Monday, February 12, 2007

Why Blog?

What is the point of all this - why am I trying to post anything about my life online?

The truth of the matter is this: I'm going through a "transition period" right now, and I'm having some difficulty adjusting. One of my wife's good friends is counselor and was a psych major. I've had some good, long discussions with her about what is causing me all this angst and anxiety. She has been great, and one suggestion she kept making was that I start a blog journal. In it, I could regularly post about different issues that are troubling me. By "airing out" my concerns, I should be able to see them more clearly, and hence deal with them more effectively.

I'm a bit apprehensive about posting some of my personal issues online, but I'm willing to give it a try. "Baby steps" is her mantra, and that is what I'm going to do.

Friday, February 9, 2007

My Legs!

Holy s--t! I can barely walk. After mountain biking on Wednesday my legs are killing me - I can't believe what terrible shape I'm in. Well, this is a great opportunity to get myself together. Maybe I'll post updates on my training on this blog, to encourage me to follow through.
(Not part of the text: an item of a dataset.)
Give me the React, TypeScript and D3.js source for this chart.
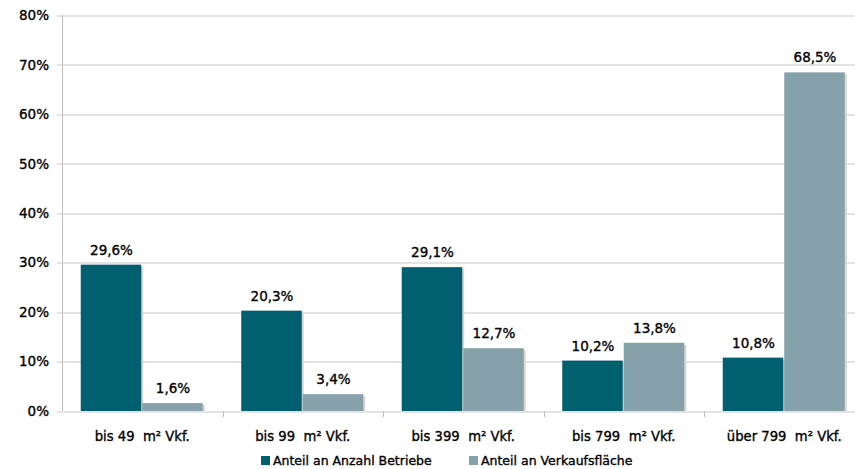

My fitness routines have always followed a depressingly familiar pattern: 1st 2 weeks - great! third or fourth week, maybe miss one or two days. 5th week get sick (or go on vacation, or pull a muscle, etc) and that's it - game over.

My wife is raving about a spinning class at her gym - maybe I should try that...

Wednesday, February 7, 2007

First Post

What a great day - we were out mountain biking in Chino Hills all afternoon. The sun was hot, the sky was blue, and there was almost no one else out there. There are times that I think you would have to be crazy to live anywhere else but Southern California.

You have good days and bad days, and this was definately a good day. My legs are already getting stiff from all the pumping. I don't think I'll have much trouble getting to sleep tonight!